UN CONTRASTE SAISISSANT

Les profits records que l’on découvre en ce printemps 2024, et les astuces pour en faire bénéficier le moins possible les salariés, contrastent de manière saisissante avec les déclarations du ministre de l’Économie, Bruno Lemaire, qui nous annonce, à peu près en même temps que sont révélés les résultats des entreprises, de nouvelles coupes sombres dans les dépenses publiques à hauteur de 10 milliards en 2024, et possiblement le double en 2025. Ces baisses viendront affecter à la fois la vie quotidienne des Français et les réformes nécessaires, en particulier en manière environnementale et en matière d’éducation. Le secteur le plus affecté par ces « économies » est celui de l’écologie, du développement et des mobilités durables, et près de 700 millions d’euros sont « piqués » à l’éducation nationale au moment où tout le monde voit le manque flagrant d’adultes auprès des élèves. De la dégradation de l’indemnisation du chômage au doublement des franchises médicales, et passant par les coups de hache dans les aides à la rénovation énergétique, ce sont les simples citoyens qui vont à nouveau payer, aussi bien dans leur confort de vie que dans leurs perspectives pour eux-mêmes et pour leurs enfants.
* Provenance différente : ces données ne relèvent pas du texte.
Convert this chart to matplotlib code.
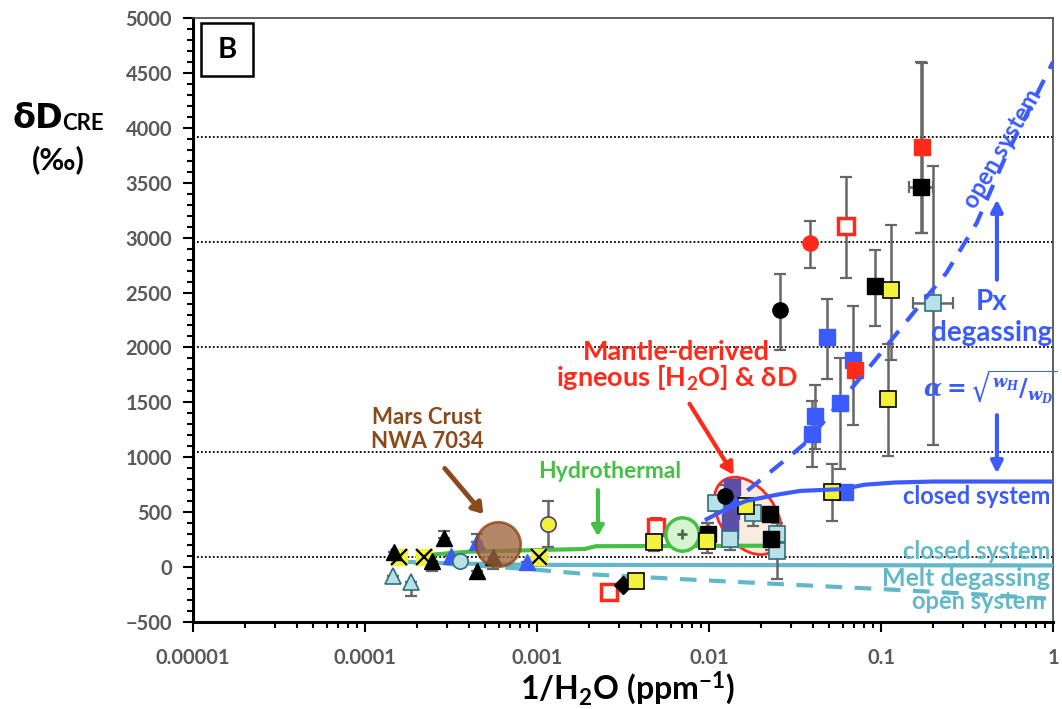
import numpy as np
import matplotlib
matplotlib.use('Agg')
import matplotlib.pyplot as plt
from matplotlib.patches import Ellipse, Rectangle
from matplotlib import transforms

plt.rcParams['font.family'] = ['Lato', 'DejaVu Sans']
plt.rcParams['font.weight'] = 'bold'
plt.rcParams['mathtext.fontset'] = 'custom'
plt.rcParams['mathtext.rm'] = 'Lato:bold'
plt.rcParams['mathtext.bf'] = 'Lato:bold'
plt.rcParams['mathtext.it'] = 'Lato:bold:italic'

# ---- data (1/H2O in ppm^-1, dD in permil) ----
grid_levels = [94, 1050, 2006, 2962, 3918]

black_tri_x = [1.47e-4, 2.44e-4, 2.88e-4, 4.5e-4, 5.57e-4]
black_tri_y = [134, 57, 261, -33, 88]
black_tri_lo = [0, 93, 0, 0, 106]
black_tri_hi = [0, 0, 70, 0, 0]

yellow_x_x = [1.58e-4, 2.21e-4, 1.03e-3]
yellow_x_y = [90, 90, 88]

lb_tri_x = [1.46e-4, 1.85e-4]
lb_tri_y = [-79, -133]
lb_tri_lo = [0, 127]

blue_tri_x = [3.16e-4, 4.5e-4, 8.7e-4]
blue_tri_y = [103, 224, 43]
blue_tri_hi = [0, 76, 0]

lb_circ_x = [3.56e-4]
lb_circ_y = [57]

crust_x = [5.93e-4]
crust_y = [209]

yel_circ_x = [1.16e-3]
yel_circ_y = [391]
yel_circ_err = [210]

red_open_x = [2.62e-3, 4.9e-3, 0.063]
red_open_y = [-230, 361, 3103]
red_open_lo = [0, 0, 467]
red_open_hi = [0, 84, 445]

diamond_x = [3.18e-3]
diamond_y = [-164]

yel_sq_x = [3.77e-3, 4.8e-3, 9.7e-3, 1.64e-2, 0.0519, 0.110, 0.115]
yel_sq_y = [-124, 224, 239, 557, 680, 1533, 2527]
yel_sq_lo = [0, 76, 112, 0, 262, 524, 642]
yel_sq_hi = [0, 0, 161, 0, 255, 501, 585]

green_x = [6.93e-3]
green_y = [300]

blk_sq_x = [9.9e-3, 2.26e-2, 2.3e-2, 0.0923, 0.170]
blk_sq_y = [300, 482, 255, 2557, 3457]
blk_sq_lo = [0, 0, 100, 363, 412]
blk_sq_hi = [100, 0, 0, 334, 1140]
blk_sq_xlo = [0, 0, 0, 0, 0.025]
blk_sq_xhi = [0, 0, 0, 0, 0.030]

lb_sq_x = [1.1e-2, 1.32e-2, 1.81e-2, 2.5e-2, 2.5e-2, 0.2]
lb_sq_y = [588, 255, 497, 300, 148, 2406]
lb_sq_lo = [80, 100, 122, 0, 260, 1294]
lb_sq_hi = [0, 0, 0, 100, 0, 1249]
lb_sq_xlo = [0, 0, 0, 0, 0, 0.047]
lb_sq_xhi = [0, 0, 0, 0, 0, 0.061]

blk_circ_x = [1.24e-2, 0.0259]
blk_circ_y = [648, 2345]
blk_circ_lo = [0, 372]
blk_circ_hi = [100, 328]

purple_x = [1.36e-2, 1.35e-2, 1.34e-2, 1.33e-2, 1.33e-2]
purple_y = [730, 620, 510, 410, 330]

blue_sq_x = [0.0395, 0.0413, 0.0483, 0.0578, 0.0616, 0.069]
blue_sq_y = [1209, 1376, 2097, 1491, 680, 1885]
blue_sq_lo = [300, 300, 382, 600, 0, 594]
blue_sq_hi = [300, 281, 348, 409, 0, 491]

red_sq_x = [0.0705, 0.174]
red_sq_y = [1794, 3824]
red_sq_lo = [0, 780]
red_sq_hi = [0, 770]

red_circ_x = [0.0386]
red_circ_y = [2952]
red_circ_lo = [228]
red_circ_hi = [196]

# model curves
px_closed_x = [0.0097, 0.013, 0.0165, 0.025, 0.034, 0.06, 0.08, 0.12, 0.2, 1.0]
px_closed_y = [436, 540, 603, 660, 694, 710, 750, 770, 779, 779]
px_open_x = [0.0125, 0.0162, 0.0296, 0.0366, 0.0865, 0.16, 0.24, 0.36, 0.53, 1.0]
px_open_y = [520, 679, 1012, 1133, 1830, 2345, 2679, 3133, 3739, 4600]
melt_closed_x = [1.5e-4, 3e-4, 1e-3, 1.0]
melt_closed_y = [50, 35, 20, 15]
melt_open_x = [3e-4, 6e-4, 1e-3, 2e-3, 7e-3, 0.03, 0.1, 0.3, 1.0]
melt_open_y = [30, 0, -25, -65, -110, -160, -200, -240, -290]
hydro_x = [2.3e-4, 4e-4, 1e-3, 1.9e-3, 2.2e-3, 0.025]
hydro_y = [110, 140, 155, 165, 190, 195]

BLUE = '#3b5bff'
TEAL = '#62b8c8'
GREEN = '#44c044'
RED = '#ff2a1a'
BROWN = '#8a4a1c'
ERR = '#666666'
YEL = '#f2f23a'
LB = '#b7e1e6'
LBE = '#2f6f78'

fig = plt.figure(figsize=(10.62, 7.09), dpi=100)
ax = fig.add_axes([193 / 1062, 1 - 622 / 709, 860 / 1062, 604 / 709])
ax.set_xscale('log')
ax.set_xlim(1e-5, 1)
ax.set_ylim(-500, 5000)

for g in grid_levels:
    ax.axhline(g, color='black', ls=(0, (1, 1.2)), lw=1.3, zorder=1)

# ellipse around mantle-derived cluster
tr = fig.dpi_scale_trans + transforms.ScaledTranslation(1.68e-2, 466, ax.transData)
ax.add_patch(Ellipse((0, 0), 0.56, 0.86, angle=35, transform=tr,
                     facecolor='#f9ebe0', edgecolor=RED, lw=2, zorder=2))

# curves
ax.plot(hydro_x, hydro_y, color=GREEN, lw=3, zorder=3)
ax.plot(melt_closed_x, melt_closed_y, color=TEAL, lw=3, zorder=3)
ax.plot(melt_open_x, melt_open_y, color=TEAL, lw=3, ls=(0, (4, 3)), zorder=3)
ax.plot(px_closed_x, px_closed_y, color=BLUE, lw=3, zorder=6)
ax.plot(px_open_x, px_open_y, color=BLUE, lw=3, ls=(0, (4, 3)), zorder=6)


def errs(x, y, lo, hi, xlo=None, xhi=None):
    xe = None if xlo is None else [xlo, xhi]
    ax.errorbar(x, y, yerr=[lo, hi], xerr=xe, fmt='none', ecolor=ERR,
                elinewidth=1.8, capsize=4, capthick=1.6, zorder=4)


errs(black_tri_x, black_tri_y, black_tri_lo, black_tri_hi)
errs(lb_tri_x, lb_tri_y, lb_tri_lo, [0, 0])
errs(blue_tri_x, blue_tri_y, [0, 0, 0], blue_tri_hi)
errs(yel_circ_x, yel_circ_y, yel_circ_err, yel_circ_err)
errs(red_open_x, red_open_y, red_open_lo, red_open_hi)
errs(yel_sq_x, yel_sq_y, yel_sq_lo, yel_sq_hi)
errs(blk_sq_x, blk_sq_y, blk_sq_lo, blk_sq_hi, blk_sq_xlo, blk_sq_xhi)
errs(lb_sq_x, lb_sq_y, lb_sq_lo, lb_sq_hi, lb_sq_xlo, lb_sq_xhi)
errs(blk_circ_x, blk_circ_y, blk_circ_lo, blk_circ_hi)
errs(blue_sq_x, blue_sq_y, blue_sq_lo, blue_sq_hi)
errs(red_sq_x, red_sq_y, red_sq_lo, red_sq_hi)
errs(red_circ_x, red_circ_y, red_circ_lo, red_circ_hi)

kw = dict(ls='none', zorder=5)
ax.plot(lb_tri_x, lb_tri_y, marker='^', ms=12, mfc=LB, mec=LBE, mew=1.2, **kw)
ax.plot(yellow_x_x, yellow_x_y, marker='s', ms=11, mfc=YEL, mec=YEL, **kw)
ax.plot(yellow_x_x, yellow_x_y, marker='x', ms=11, mec='black', mew=1.6, **kw)
ax.plot(blue_tri_x, blue_tri_y, marker='^', ms=12, mfc=BLUE, mec=BLUE, **kw)
ax.plot(lb_circ_x, lb_circ_y, marker='o', ms=11, mfc=LB, mec=LBE, mew=1.2, **kw)
ax.plot(black_tri_x, black_tri_y, marker='^', ms=12, mfc='black', mec='black', **kw)
ax.plot(crust_x, crust_y, marker='o', ms=32, mfc='#a0663f', mec='#8b4513',
        mew=2, alpha=0.78, ls='none', zorder=6)
ax.plot(yel_circ_x, yel_circ_y, marker='o', ms=11, mfc=YEL, mec='#4a3f7a', mew=1.2, **kw)
ax.plot(red_open_x, red_open_y, marker='s', ms=11, mfc='white', mec=RED, mew=2.5, **kw)
ax.plot(diamond_x, diamond_y, marker='D', ms=9, mfc='black', mec='black', **kw)
ax.plot(green_x, green_y, marker='o', ms=24, mfc='#d5f5d0', mec=GREEN, mew=2.5, **kw)
ax.plot(green_x, green_y, marker='+', ms=7, mec='#4a6a4a', mew=2, **kw)
ax.plot(purple_x, purple_y, marker='s', ms=11, mfc='#5d4fa8', mec='#5d4fa8', **kw)
ax.plot(lb_sq_x, lb_sq_y, marker='s', ms=11, mfc=LB, mec=LBE, mew=1.2, **kw)
ax.plot(blk_sq_x, blk_sq_y, marker='s', ms=11, mfc='black', mec='black', **kw)
ax.plot(blk_circ_x, blk_circ_y, marker='o', ms=11, mfc='black', mec='black', **kw)
ax.plot(blue_sq_x, blue_sq_y, marker='s', ms=11, mfc=BLUE, mec=BLUE, **kw)
ax.plot(yel_sq_x, yel_sq_y, marker='s', ms=11, mfc=YEL, mec='black', mew=1.2, **kw)
ax.plot(red_sq_x, red_sq_y, marker='s', ms=11, mfc=RED, mec=RED, **kw)
ax.plot(red_circ_x, red_circ_y, marker='o', ms=11, mfc=RED, mec=RED, **kw)

# annotations
ax.text(2.29e-4, 1255, 'Mars Crust\nNWA 7034', color=BROWN, fontsize=16,
        ha='center', va='center', linespacing=1.2, zorder=7)
ax.annotate('', xy=(4.99e-4, 464), xytext=(2.84e-4, 918),
            arrowprops=dict(arrowstyle='-|>,head_width=0.4,head_length=0.6',
                            color=BROWN, lw=3.5), zorder=7)
ax.text(2.65e-3, 873, 'Hydrothermal', color=GREEN, fontsize=16.5,
        ha='center', va='center', zorder=7)
ax.annotate('', xy=(2.26e-3, 255), xytext=(2.26e-3, 727),
            arrowprops=dict(arrowstyle='-|>,head_width=0.35,head_length=0.6',
                            color=GREEN, lw=3), zorder=7)
ax.text(6.5e-3, 1827, 'Mantle-derived\nigneous [H$_\\mathbf{2}$O] & δD', color=RED,
        fontsize=19.5, ha='center', va='center', linespacing=1.0, zorder=7)
ax.annotate('', xy=(1.42e-2, 818), xytext=(7.55e-3, 1509),
            arrowprops=dict(arrowstyle='-|>,head_width=0.4,head_length=0.7',
                            color=RED, lw=3), zorder=7)
ax.text(0.44, 2273, 'Px\ndegassing', color=BLUE, fontsize=20, ha='center',
        va='center', linespacing=1.25, zorder=7)
ax.annotate('', xy=(0.472, 3373), xytext=(0.472, 2591),
            arrowprops=dict(arrowstyle='-|>,head_width=0.35,head_length=0.7',
                            color=BLUE, lw=3), zorder=7)
ax.annotate('', xy=(0.472, 827), xytext=(0.472, 1409),
            arrowprops=dict(arrowstyle='-|>,head_width=0.35,head_length=0.7',
                            color=BLUE, lw=3), zorder=7)
ax.text(0.43, 1636, r'$\alpha=\sqrt{^{w_H}/_{w_D}}$', color=BLUE, fontsize=17,
        ha='center', va='center', math_fontfamily='dejavuserif', zorder=7)
ax.text(0.51, 3809, 'open system', color=BLUE, fontsize=17, rotation=60,
        ha='center', va='center', zorder=7)
ax.text(0.36, 645, 'closed system', color=BLUE, fontsize=17,
        ha='center', va='center', zorder=7)
ax.text(0.36, 145, 'closed system', color=TEAL, fontsize=17,
        ha='center', va='center', zorder=7)
ax.text(0.31, -100, 'Melt degassing', color=TEAL, fontsize=18,
        ha='center', va='center', zorder=7)
ax.text(0.37, -309, 'open system', color=TEAL, fontsize=17,
        ha='center', va='center', zorder=7)

# panel label
ax.add_patch(Rectangle((0.0093, 0.904), 0.0605, 0.087, transform=ax.transAxes,
                       facecolor='white', edgecolor='black', lw=1.8, zorder=8))
ax.text(0.0395, 0.9475, 'B', transform=ax.transAxes, fontsize=21,
        ha='center', va='center', color='black', zorder=9)

# axes styling
ax.set_xticks([1e-5, 1e-4, 1e-3, 1e-2, 1e-1, 1],
              ['0.00001', '0.0001', '0.001', '0.01', '0.1', '1'])
ax.set_xticks([m * 10.0 ** e for e in range(-5, 0) for m in range(2, 10)], minor=True)
ax.set_yticks(np.arange(-500, 5001, 500))
ax.set_yticks(np.arange(-500, 5001, 100), minor=True)
ax.tick_params(axis='both', which='both', direction='out', colors='black',
               labelcolor='#595959', labelsize=14.5, width=1.5)
ax.tick_params(axis='both', which='major', length=7)
ax.tick_params(axis='both', which='minor', length=4)
ax.tick_params(axis='x', pad=12)
ax.tick_params(axis='y', pad=8)
for s in ['left', 'bottom']:
    ax.spines[s].set_linewidth(2.2)
for s in ['top', 'right']:
    ax.spines[s].set_linewidth(1.2)
    ax.spines[s].set_color('#444444')

fig.text(628 / 1062, 1 - 688 / 709, r'$\mathbf{1/H_2O\ (ppm^{-1})}$', fontsize=23,
         ha='center', va='center')

fig.text(12 / 1062, 1 - 118 / 709, 'δD', fontsize=24, ha='left', va='center',
         family=['DejaVu Sans'], fontweight='bold')
fig.text(62 / 1062, 1 - 124 / 709, 'CRE', fontsize=16, ha='left', va='center')
fig.text(58 / 1062, 1 - 160 / 709, '(‰)', fontsize=22, ha='center', va='center')

fig.savefig('out.png', dpi=100)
Après la baisse du pouvoir d’achat, c’est en quelque sorte la double peine.

 

CE PINGRE D’ÉCUREUIL !

Et qu’en-est-il de ce « partage » de la valeur dans les Caisses d’épargne ? On se souvient que le SU-UNSA a refusé début 2024 de brader sa signature pour un accord qui ne prévoyait que 1,7 % d’augmentation générale et 1,3 % d’enveloppe pour les mesures individuelles. Ce dernier chiffre, on l’a compris, concerne inégalement les salariés. Ce qui signifie qu’en moyenne on nous accorde 3 % au moment où l’inflation officielle est à 4,9 % (et 5,2 % l’année précédente). Voilà donc une perte très nette de pouvoir d’achat qui n’est que très partiellement compensée par l’instauration d’un plancher à 550 euros qui permet aux plus bas salaires de s’en sortir un peu moins mal. Les employeurs peuvent vaguement justifier leur attitude par le fait que les résultats des Caisses d’épargne sont en recul en 2023. Mais outre le fait que ces résultats, même en recul, permettaient très largement d’accepter la demande du SU-UNSA que le plancher soit relevé à 2400 euros (ramenés par souci de compromis à 1200 euros), ils succèdent à plusieurs années de résultats très importants (4 milliards en 2022 et 2,1 milliards en 2021, etc.), années où les NAO ont souvent été décevantes. Beaucoup de valeur dégagée dans nos entreprises grâce à notre travail, donc, mais un partage toujours aussi pingre !


LE RACHAT D’ACTIONS

Le rachat d’actions est une technique inventée par les entreprises pour augmenter le profit de leurs actionnaires, au-delà de la simple distribution de dividendes. Elles utilisent les trésoreries accumulées pour racheter leurs propres actions, puis pour les annuler. Ainsi, le nombre d’actions diminuant, la part de gâteau (les résultats financiers) à se partager augmente pour chaque convive. On appelle cela un effet « relutif » et cela se fait bien entendu au détriment des salariés auxquels on oppose ces résultats artificiellement diminués pour refuser des augmentations de salaires. Les champions de cette technique sont ceux qui l’ont inventée – les États Unis. Là-bas, cette forme de cadeau aux actionnaires est désormais supérieure à la simple distribution de dividendes, et dans la dernière décennie (2010 à 2020) les entreprises yankees ont dépensé plus de 6 000 milliards de dollars pour racheter leurs propres actions. Même s’il n’atteint pas encore les mêmes proportions, le phénomène a gagné également l’Europe. En France, on l’a vu, les seules entreprises du CAC 40 ont dépensé, en 2023, 30 milliards pour ces rachats et on prévoit une augmentation de 50 % en 2024. Les politiques s’émeuvent de ce phénomène, mais ont du mal à passer à l’action. Au printemps 2023, Emmanuel Macron s’est inquiété du « cynisme » des grandes entreprises et avait évoqué la possibilité d’une « contribution exceptionnelle » qui n’a jamais vu le jour. Gabriel Attal, au moment où nous écrivons cet article, vient de fustiger les rachats d’actions. Cet émoi se traduira-t-il en actes ? Même si la forte dégradation des comptes publics justifierait que le Gouvernement s’intéresse à cette possible rentrée fiscale, on peut en douter.